Show HN: Deadlinks Documentation Checker - butuzov
https://github.com/butuzov/deadlinks
======
butuzov
Author here. I tried to work with kubeflow[1] project this summer, and i got a
lot of 404 reading it's documentation, which outranged me a bit. I wrote two
functions php script and checked kubeflow site for deadlinks, made a few PR
and hopefully fix the situation a bit. During hacktoberfest I made a tool
called a deadlinks[2] (I am kinda bad in naming things), and start checking
different project documentation for this kind of error (hey guys if you
remember me - cheers!). I have discovered that there are (almost) no
documentation without such errors.

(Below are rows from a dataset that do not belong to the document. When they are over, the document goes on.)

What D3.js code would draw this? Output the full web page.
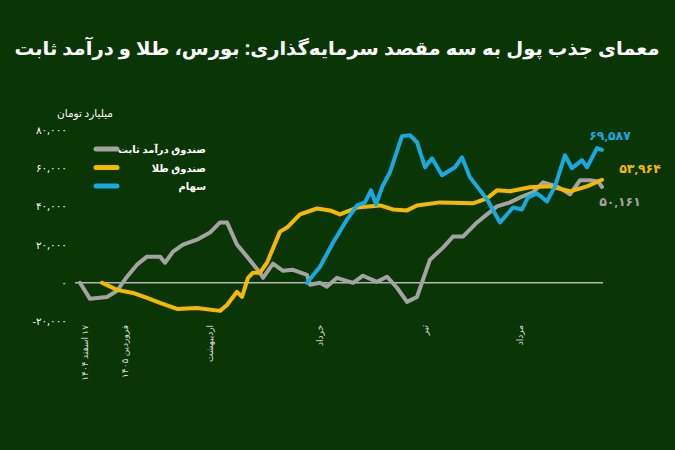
<!DOCTYPE html><html><head><meta charset="utf-8"><script src="https://d3js.org/d3.v7.min.js"></script>
<style>body{margin:0;background:#0a3505}</style></head><body><svg id="c" width="675" height="450"></svg>
<script>
const title="معمای جذب پول به سه مقصد سرمایه‌گذاری: بورس، طلا و درآمد ثابت";
const unitLabel="میلیارد تومان";
const yTicks=[-20000,0,20000,40000,60000,80000];
const xTickPos=[5,45,130,240,345,440];
const xTickLabels=["۱۷ اسفند ۱۴۰۴","فروردین ۱۴۰۵","اردیبهشت","خرداد","تیر","مرداد"];
const seriesNames=["صندوق درآمد ثابت","صندوق طلا","سهام"];
const seriesColors=["#a3a3a3","#f7b900","#18a8e4"];
const endLabels=["۵۰,۱۶۱","۵۳,۹۶۴","۶۹,۵۸۷"];
const grayT=[0,10,27,37,47,57,67,80,85,93,103,117,130,140,147,157,167,180,183,193,203,213,227,230,240,247,257,273,283,297,307,317,327,337,350,363,373,383,397,407,417,430,440,453,463,477,490,500,510,518,522];
const grayV=[0,-8400,-7400,-4200,3200,9500,13700,13700,10500,16300,20000,22600,26300,31600,31600,20000,13700,5300,2600,10000,6300,6800,4200,-1000,0,-2000,2600,0,3700,500,3200,-2600,-10000,-7400,12100,18400,24200,24200,31600,35800,40000,42100,44700,47300,52600,50500,46300,53700,53700,53100,50161];
const goldT=[22,37,53,67,80,97,117,140,147,157,162,168,173,180,187,200,207,220,237,250,260,277,300,313,327,337,360,393,407,417,430,450,470,490,507,522];
const goldV=[0,-3700,-5300,-7900,-10500,-13700,-13200,-14700,-11600,-4700,-7400,2600,5300,5300,10500,26800,28900,35800,38900,37900,35800,39400,40500,38400,37900,40500,42100,41600,44200,48400,47900,50000,50500,47900,50500,53964];
const blueT=[227,240,253,267,277,285,291,296,302,310,322,330,337,345,352,362,375,382,390,407,420,433,442,448,457,467,475,485,492,502,507,517,522];
const blueV=[0,8400,21000,33100,40500,42100,48400,41000,50000,57900,76800,77300,73600,60500,65200,56300,60500,65700,55200,43700,31600,39400,38400,44700,46800,42600,50500,66800,60000,64200,60500,70500,69587];
const fa=s=>String(s).replace(/\d/g,d=>"۰۱۲۳۴۵۶۷۸۹"[d]);
const svg=d3.select("#c");
const F="'Noto Sans','DejaVu Sans',sans-serif";
svg.append("text").attr("x",337).attr("y",55).attr("text-anchor","middle").attr("fill","#fff").attr("font-family",F).attr("font-weight","bold").attr("font-size",19).attr("direction","rtl").attr("textLength",645).attr("lengthAdjust","spacingAndGlyphs").text(title);
const x=d3.scaleLinear().domain([0,522]).range([80,602]);
const y=d3.scaleLinear().domain([-20000,80000]).range([321,130]);
svg.append("line").attr("x1",75).attr("x2",603).attr("y1",y(0)).attr("y2",y(0)).attr("stroke","#b5b5b5").attr("stroke-width",1.5);
yTicks.forEach(v=>{svg.append("text").attr("x",67).attr("y",y(v)+4).attr("text-anchor","end").attr("fill","#fff").attr("font-family",F).attr("font-size",10.5).text(v<0?"-"+fa(d3.format(",")(-v)):fa(d3.format(",")(v)));});
svg.append("text").attr("x",113).attr("y",117).attr("text-anchor","start").attr("fill","#fff").attr("font-family",F).attr("font-size",10.5).attr("direction","rtl").text(unitLabel);
xTickPos.forEach((p,i)=>{svg.append("text").attr("transform",`translate(${x(p)+3},325) rotate(-90)`).attr("text-anchor","start").attr("fill","#ddd").attr("font-family",F).attr("font-size",9).attr("direction","rtl").text(xTickLabels[i]);});
const line=d3.line().x(d=>x(d[0])).y(d=>y(d[1]));
const data=[d3.zip(grayT,grayV),d3.zip(goldT,goldV),d3.zip(blueT,blueV)];
data.forEach((d,i)=>svg.append("path").datum(d).attr("d",line).attr("fill","none").attr("stroke",seriesColors[i]).attr("stroke-width",4).attr("stroke-linejoin","round").attr("stroke-linecap","round"));
seriesNames.forEach((n,i)=>{const ly=149+i*18.5;
 svg.append("line").attr("x1",96).attr("x2",117).attr("y1",ly).attr("y2",ly).attr("stroke",seriesColors[i]).attr("stroke-width",5).attr("stroke-linecap","round");
 svg.append("text").attr("x",206).attr("y",ly+4).attr("text-anchor","start").attr("fill","#fff").attr("font-family",F).attr("font-weight","bold").attr("font-size",10).attr("direction","rtl").text(n);});
const endPos=[[620,206],[640,173],[610,140]];
endLabels.forEach((t,i)=>svg.append("text").attr("x",endPos[i][0]).attr("y",endPos[i][1]).attr("text-anchor","middle").attr("fill",seriesColors[i]).attr("font-family",F).attr("font-weight","bold").attr("font-size",12.5).text(t));
</script></body></html>
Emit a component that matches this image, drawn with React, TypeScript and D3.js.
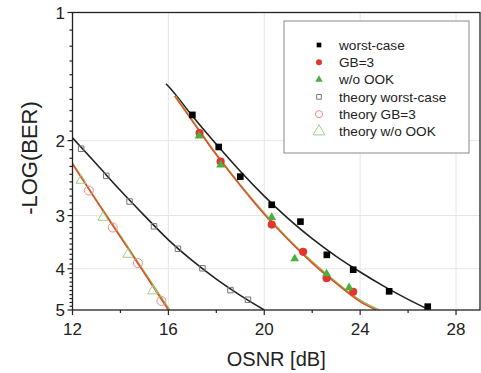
import { scaleLinear, scaleLog, line, curveMonotoneX, symbol, symbolSquare, symbolCircle, symbolTriangle, range } from "d3";

// measured points
const wcX = [17.0, 18.1, 19.0, 20.31, 21.51, 22.61, 23.71, 25.21, 26.82];
const wcY = [1.74, 2.07, 2.43, 2.83, 3.1, 3.71, 4.02, 4.52, 4.91];
const gbX = [17.3, 18.18, 20.31, 21.62, 22.6, 23.71];
const gbY = [1.92, 2.24, 3.15, 3.65, 4.21, 4.53];
const ookX = [17.28, 18.18, 20.31, 21.27, 22.6, 23.54];
const ookY = [1.95, 2.28, 3.03, 3.79, 4.11, 4.43];

// theory points
const thWcX = [12.36, 13.41, 14.38, 15.4, 16.4, 17.42, 18.59, 19.32];
const thWcY = [2.09, 2.42, 2.78, 3.18, 3.59, 3.99, 4.49, 4.73];
const thGbX = [12.68, 13.68, 14.73, 15.71];
const thGbY = [2.62, 3.2, 3.88, 4.76];
const thOokX = [12.36, 13.27, 14.31, 15.35];
const thOokY = [2.48, 3.03, 3.7, 4.51];

// fitted curves
const fitWcX = [15.9, 16, 17, 18, 19, 20, 21, 22, 23, 24, 25, 26, 26.9];
const fitWcY = [1.47, 1.49, 1.75, 2.04, 2.36, 2.7, 3.05, 3.4, 3.74, 4.07, 4.4, 4.72, 5.0];
const fitGbX = [16.26, 17, 18, 19, 20, 21, 22, 23, 24, 24.66];
const fitGbY = [1.57, 1.8, 2.16, 2.55, 2.98, 3.42, 3.88, 4.33, 4.78, 5.0];
const fitOokX = [16.3, 17, 18, 19, 20, 21, 22, 23, 24, 24.8];
const fitOokY = [1.57, 1.79, 2.15, 2.54, 2.96, 3.4, 3.85, 4.3, 4.74, 5.0];
const fitThWcX = [12, 13, 14, 15, 16, 17, 18, 19, 20];
const fitThWcY = [1.97, 2.27, 2.62, 3.0, 3.42, 3.83, 4.23, 4.62, 5.0];
const fitThGbX = [12, 13, 14, 15, 16];
const fitThGbY = [2.27, 2.77, 3.37, 4.1, 5.0];
const fitThOokX = [12, 13, 14, 15, 16.05];
const fitThOokY = [2.26, 2.76, 3.35, 4.07, 5.0];

const xTicks = [12, 16, 20, 24, 28];
const xMinor = [14, 18, 22, 26];
const yTicks = [1, 2, 3, 4, 5];

const legendLabels = ["worst-case", "GB=3", "w/o OOK", "theory worst-case", "theory GB=3", "theory w/o OOK"];

const RED = "#e3352b";
const GREEN = "#4cae3f";
const FONT = "Liberation Sans, Arial, sans-serif";

export default function App() {
  const left = 72.5, right = 480, top = 12.5, bottom = 310;
  const x = scaleLinear([12, 29], [left, right]);
  const y = scaleLog([1, 5], [top, bottom]);

  const path = (xs: number[], ys: number[]) =>
    line<number>((_, i) => x(xs[i]), (_, i) => y(ys[i])).curve(curveMonotoneX)(xs);

  const sq = symbol(symbolSquare, 44)()!;
  const circ = symbol(symbolCircle, 52)()!;
  const tri = symbol(symbolTriangle, 34)()!;
  const osq = symbol(symbolSquare, 30)()!;
  const ocirc = symbol(symbolCircle, 64)()!;
  const otri = symbol(symbolTriangle, 44)()!;

  const yMinor = range(1.1, 5, 0.1).filter((v) => Math.abs(v - Math.round(v)) > 0.01);

  const legendMarks = [
    { d: symbol(symbolSquare, 22)()!, fill: "#000", stroke: "none" },
    { d: symbol(symbolCircle, 28)()!, fill: RED, stroke: "none" },
    { d: symbol(symbolTriangle, 24)()!, fill: GREEN, stroke: "none" },
    { d: symbol(symbolSquare, 22)()!, fill: "none", stroke: "#777" },
    { d: symbol(symbolCircle, 40)()!, fill: "none", stroke: "#f08a8a" },
    { d: symbol(symbolTriangle, 60)()!, fill: "none", stroke: "#9fd08a" },
  ];

  return (
    <svg width={481} height={373} style={{ position: "absolute", left: 0, top: 0, background: "#fff" }} fontFamily={FONT}>
      <defs>
        <clipPath id="plot">
          <rect x={left} y={top} width={right - left} height={bottom - top} />
        </clipPath>
      </defs>
      {/* grid */}
      <g stroke="#e6e6e6" strokeWidth={1}>
        {xTicks.slice(1).map((t) => (
          <line key={t} x1={x(t)} x2={x(t)} y1={top} y2={bottom} />
        ))}
        {yTicks.slice(1, -1).map((t) => (
          <line key={t} x1={left} x2={right} y1={y(t)} y2={y(t)} />
        ))}
      </g>

      {/* legend */}
      <rect x={284} y={21} width={185} height={132} fill="#fff" stroke="#8a8a8a" strokeWidth={1} />
      {legendLabels.map((lab, i) => {
        const ly = 45 + i * 17.3;
        const m = legendMarks[i];
        return (
          <g key={lab}>
            <path d={m.d} transform={`translate(319,${ly})`} fill={m.fill} stroke={m.stroke} strokeWidth={1} />
            <text x={339} y={ly} dy="0.35em" fontSize={13.6} fill="#222">{lab}</text>
          </g>
        );
      })}

      {/* curves */}
      <g clipPath="url(#plot)" fill="none" strokeWidth={1.6}>
        <path d={path(fitThWcX, fitThWcY)!} stroke="#222" />
        <path d={path(fitThOokX, fitThOokY)!} stroke="#8cc152" />
        <path d={path(fitThGbX, fitThGbY)!} stroke="#e0502a" />
        <path d={path(fitWcX, fitWcY)!} stroke="#222" />
        <path d={path(fitOokX, fitOokY)!} stroke="#8cc152" />
        <path d={path(fitGbX, fitGbY)!} stroke="#e0502a" />
      </g>

      {/* theory markers */}
      <g fill="none" strokeWidth={1}>
        {thWcX.map((v, i) => (
          <path key={"tw" + i} d={osq} transform={`translate(${x(v)},${y(thWcY[i])})`} stroke="#777" />
        ))}
        {thOokX.map((v, i) => (
          <path key={"to" + i} d={otri} transform={`translate(${x(v)},${y(thOokY[i])})`} stroke="#9fd08a" />
        ))}
        {thGbX.map((v, i) => (
          <path key={"tg" + i} d={ocirc} transform={`translate(${x(v)},${y(thGbY[i])})`} stroke="#f08a8a" />
        ))}
      </g>

      {/* measured markers */}
      {wcX.map((v, i) => (
        <path key={"w" + i} d={sq} transform={`translate(${x(v)},${y(wcY[i])})`} fill="#000" />
      ))}
      {gbX.map((v, i) => (
        <path key={"g" + i} d={circ} transform={`translate(${x(v)},${y(gbY[i])})`} fill={RED} />
      ))}
      {ookX.map((v, i) => (
        <path key={"o" + i} d={tri} transform={`translate(${x(v)},${y(ookY[i])})`} fill={GREEN} />
      ))}

      {/* frame */}
      <rect x={left} y={top} width={right - left} height={bottom - top} fill="none" stroke="#222" strokeWidth={1.3} />

      {/* axes ticks */}
      <g stroke="#222" strokeWidth={1.2}>
        {xTicks.map((t) => (
          <line key={t} x1={x(t)} x2={x(t)} y1={bottom} y2={bottom + 5} />
        ))}
        {xMinor.map((t) => (
          <line key={t} x1={x(t)} x2={x(t)} y1={bottom} y2={bottom + 3} />
        ))}
        {yTicks.map((t) => (
          <line key={t} x1={left - 5} x2={left} y1={y(t)} y2={y(t)} />
        ))}
        {yMinor.map((t) => (
          <line key={t} x1={left - 3} x2={left} y1={y(t)} y2={y(t)} />
        ))}
      </g>
      {xTicks.map((t) => (
        <text key={t} x={x(t)} y={335} textAnchor="middle" fontSize={17} fill="#222">{t}</text>
      ))}
      {yTicks.map((t) => (
        <text key={t} x={65} y={y(t)} dy="0.36em" textAnchor="end" fontSize={17} fill="#222">{t}</text>
      ))}
      <text x={(left + right) / 2} y={366} textAnchor="middle" fontSize={20} fill="#222">OSNR [dB]</text>
      <text transform="translate(37,158) rotate(-90)" textAnchor="middle" fontSize={22} fill="#222">-LOG(BER)</text>
    </svg>
  );
}
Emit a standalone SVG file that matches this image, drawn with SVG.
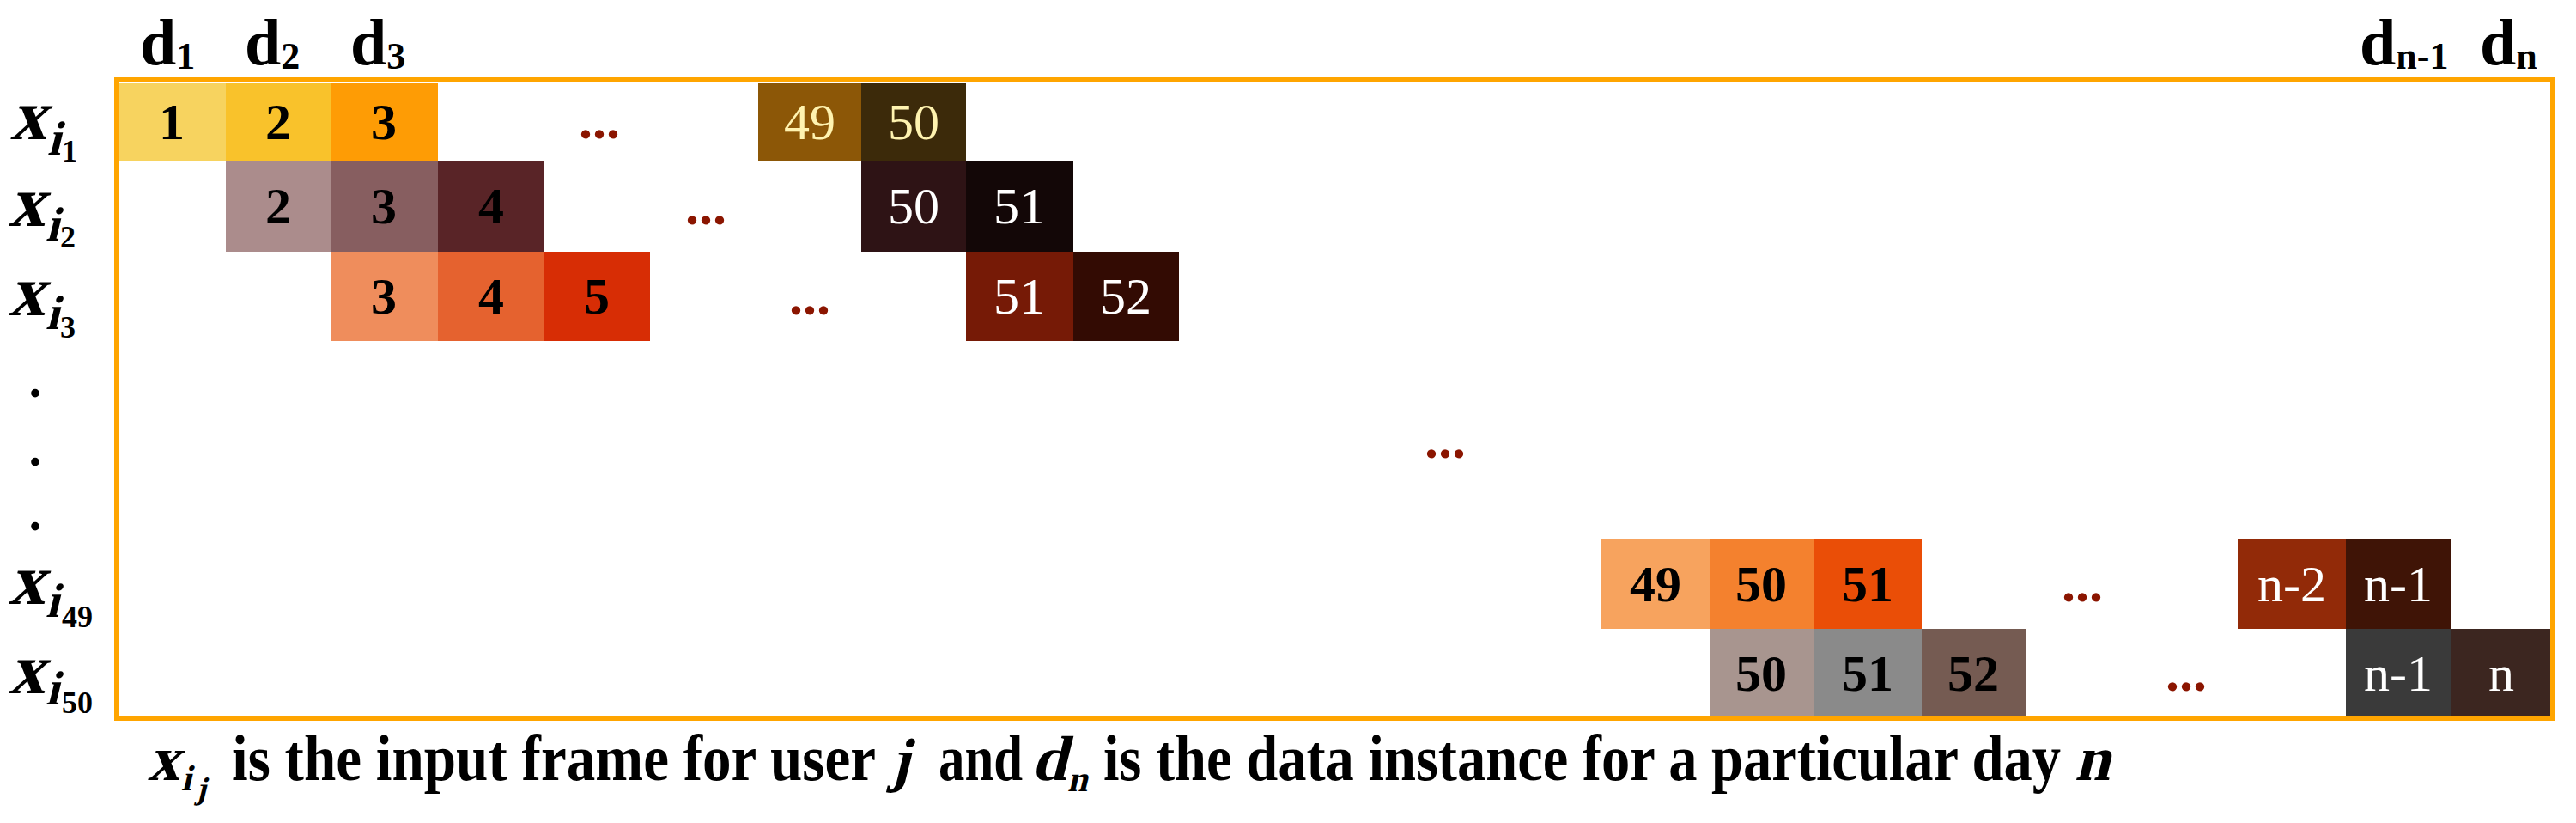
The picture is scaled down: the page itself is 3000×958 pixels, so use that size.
<svg xmlns="http://www.w3.org/2000/svg" width="3000" height="958" viewBox="0 0 3000 958">
<style>
text{font-family:"Liberation Serif","DejaVu Serif",serif;fill:#000}
.nb{font-size:60px;font-weight:bold;text-anchor:middle}
.nw{font-size:60px;text-anchor:middle;fill:#fff}
.ny{font-size:60px;text-anchor:middle;fill:#fff3b0}
.dots{font-size:64px;font-weight:bold;text-anchor:middle;fill:#8b1500}
.vdot{font-size:60px;font-weight:bold;text-anchor:middle}
.dl{font-size:76px;font-weight:bold}
.ds{font-size:44px;font-weight:bold}
.xl{font-size:84px;font-weight:bold}
.xi{font-size:56px;font-weight:bold}
.xs{font-size:36px;font-weight:bold}
.cap{font-size:76px;font-weight:bold}
.capi{font-size:74px;font-weight:bold}
.caps{font-size:42px;font-weight:bold}
.frame{fill:none;stroke:#ffa500;stroke-width:6}
</style>

<g id="column-labels">
  <g id="d1"><text class="dl" x="163" y="75">d<tspan class="ds" y="80">1</tspan></text></g>
  <g id="d2"><text class="dl" x="285" y="75">d<tspan class="ds" y="80">2</tspan></text></g>
  <g id="d3"><text class="dl" x="408" y="75">d<tspan class="ds" y="80">3</tspan></text></g>
  <g id="dn-1"><text class="dl" x="2748" y="75">d<tspan class="ds" y="80">n-1</tspan></text></g>
  <g id="dn"><text class="dl" x="2888" y="75">d<tspan class="ds" y="80">n</tspan></text></g>
</g>

<g id="row-labels">
  <g id="x-i1"><text class="xl" transform="translate(12,162) skewX(-14)">x</text><text class="xi" transform="translate(55,180) skewX(-14)">i</text><text class="xs" x="72" y="188">1</text></g>
  <g id="x-i2"><text class="xl" transform="translate(10,263) skewX(-14)">x</text><text class="xi" transform="translate(53,280) skewX(-14)">i</text><text class="xs" x="70" y="288">2</text></g>
  <g id="x-i3"><text class="xl" transform="translate(10,367) skewX(-14)">x</text><text class="xi" transform="translate(53,383) skewX(-14)">i</text><text class="xs" x="70" y="393">3</text></g>
  <g id="row-dots"><text class="vdot" x="41" y="462">.</text><text class="vdot" x="41" y="542">.</text><text class="vdot" x="41" y="617">.</text></g>
  <g id="x-i49"><text class="xl" transform="translate(10,703) skewX(-14)">x</text><text class="xi" transform="translate(53,718) skewX(-14)">i</text><text class="xs" x="72" y="730">49</text></g>
  <g id="x-i50"><text class="xl" transform="translate(10,807) skewX(-14)">x</text><text class="xi" transform="translate(53,820) skewX(-14)">i</text><text class="xs" x="72" y="830">50</text></g>
</g>

<g id="row1">
  <g id="r1-1"><rect x="138" y="97" width="125" height="90" fill="#f7d35f"/><text class="nb" x="200" y="162">1</text></g>
  <g id="r1-2"><rect x="263" y="97" width="122" height="90" fill="#f9c22b"/><text class="nb" x="324" y="162">2</text></g>
  <g id="r1-3"><rect x="385" y="97" width="125" height="90" fill="#fe9c05"/><text class="nb" x="447" y="162">3</text></g>
  <g id="r1-49"><rect x="883" y="97" width="120" height="90" fill="#8c5707"/><text class="ny" x="943" y="162">49</text></g>
  <g id="r1-50"><rect x="1003" y="97" width="122" height="90" fill="#3c2a0a"/><text class="ny" x="1064" y="162">50</text></g>
</g>
<g id="row2">
  <g id="r2-2"><rect x="263" y="187" width="122" height="106" fill="#ab8c8c"/><text class="nb" x="324" y="260">2</text></g>
  <g id="r2-3"><rect x="385" y="187" width="125" height="106" fill="#875e60"/><text class="nb" x="447" y="260">3</text></g>
  <g id="r2-4"><rect x="510" y="187" width="124" height="106" fill="#592427"/><text class="nb" x="572" y="260">4</text></g>
  <g id="r2-50"><rect x="1003" y="187" width="122" height="106" fill="#2e1315"/><text class="nw" x="1064" y="260">50</text></g>
  <g id="r2-51"><rect x="1125" y="187" width="125" height="106" fill="#130707"/><text class="nw" x="1187" y="260">51</text></g>
</g>
<g id="row3">
  <g id="r3-3"><rect x="385" y="293" width="125" height="104" fill="#ef8d5c"/><text class="nb" x="447" y="365">3</text></g>
  <g id="r3-4"><rect x="510" y="293" width="124" height="104" fill="#e5622f"/><text class="nb" x="572" y="365">4</text></g>
  <g id="r3-5"><rect x="634" y="293" width="123" height="104" fill="#d72d05"/><text class="nb" x="695" y="365">5</text></g>
  <g id="r3-51"><rect x="1125" y="293" width="125" height="104" fill="#761a06"/><text class="nw" x="1187" y="365">51</text></g>
  <g id="r3-52"><rect x="1250" y="293" width="123" height="104" fill="#330b03"/><text class="nw" x="1311" y="365">52</text></g>
</g>
<g id="row49">
  <g id="r49-49"><rect x="1865" y="627" width="126" height="105" fill="#f7a35e"/><text class="nb" x="1928" y="700">49</text></g>
  <g id="r49-50"><rect x="1991" y="627" width="121" height="105" fill="#f4812e"/><text class="nb" x="2051" y="700">50</text></g>
  <g id="r49-51"><rect x="2112" y="627" width="126" height="105" fill="#ea4e07"/><text class="nb" x="2175" y="700">51</text></g>
  <g id="r49-n-2"><rect x="2606" y="627" width="126" height="105" fill="#922a08"/><text class="nw" x="2669" y="700">n-2</text></g>
  <g id="r49-n-1"><rect x="2732" y="627" width="122" height="105" fill="#3f1406"/><text class="nw" x="2793" y="700">n-1</text></g>
</g>
<g id="row50">
  <g id="r50-50"><rect x="1991" y="732" width="121" height="104" fill="#a8958f"/><text class="nb" x="2051" y="804">50</text></g>
  <g id="r50-51"><rect x="2112" y="732" width="126" height="104" fill="#8a8a8a"/><text class="nb" x="2175" y="804">51</text></g>
  <g id="r50-52"><rect x="2238" y="732" width="121" height="104" fill="#755b52"/><text class="nb" x="2298" y="804">52</text></g>
  <g id="r50-n-1"><rect x="2732" y="732" width="122" height="104" fill="#3a3a3a"/><text class="nw" x="2793" y="804">n-1</text></g>
  <g id="r50-n"><rect x="2854" y="732" width="119" height="104" fill="#3c2620"/><text class="nw" x="2913" y="804">n</text></g>
</g>

<g id="ellipses">
  <text class="dots" x="698" y="161">...</text>
  <text class="dots" x="822" y="261">...</text>
  <text class="dots" x="943" y="366">...</text>
  <text class="dots" x="1683" y="533">...</text>
  <text class="dots" x="2425" y="700">...</text>
  <text class="dots" x="2546" y="804">...</text>
</g>

<rect id="frame" class="frame" x="136" y="93" width="2837" height="743"/>

<g id="caption">
  <text class="capi" transform="translate(172,908) skewX(-14)">x</text>
  <text class="caps" transform="translate(211,920) skewX(-14)">i</text>
  <text class="caps" transform="translate(228,930) skewX(-14)" style="font-size:36px">j</text>
  <text class="cap" x="270" y="908" textLength="750" lengthAdjust="spacingAndGlyphs">is the input frame for user</text>
  <text class="capi" transform="translate(1036,908) skewX(-14)" style="font-size:70px">j</text>
  <text class="cap" x="1093" y="908" textLength="98" lengthAdjust="spacingAndGlyphs">and</text>
  <text class="capi" transform="translate(1201,908) skewX(-14)">d</text>
  <text class="caps" transform="translate(1243,921) skewX(-14)">n</text>
  <text class="cap" x="1285" y="908" textLength="1115" lengthAdjust="spacingAndGlyphs">is the data instance for a particular day</text>
  <text class="capi" transform="translate(2416,908) skewX(-14)">n</text>
</g>
</svg>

Every single one has it (except hashicorp
tools, they are good!).

I start spending more time trying to improve deadlinks, and define use cases.
Currently, I am working more on the kubenetes website and deadlinks swinging
back and forth, and I think we are ready to be used.

I made simple documentation[3] so you can check examples and how this tool can
be integrated into existing ci/cd systems.

How can it be useful for your opensource project/static website?

1\. You can check it on broken links during CI.

2\. You can apply it to a folder with files or to a server (standalone or ssg
powered).

3\. If you switching SSG you can check what will be the difference in terms of
a number of broken links.

4\. It's available as pip package, brew and docker image.

[1] [https://kubeflow.org](https://kubeflow.org)

[2]
[https://github.com/butuzov/deadlinks](https://github.com/butuzov/deadlinks)

[3] [http://deadlinks.readthedocs.io/](http://deadlinks.readthedocs.io/)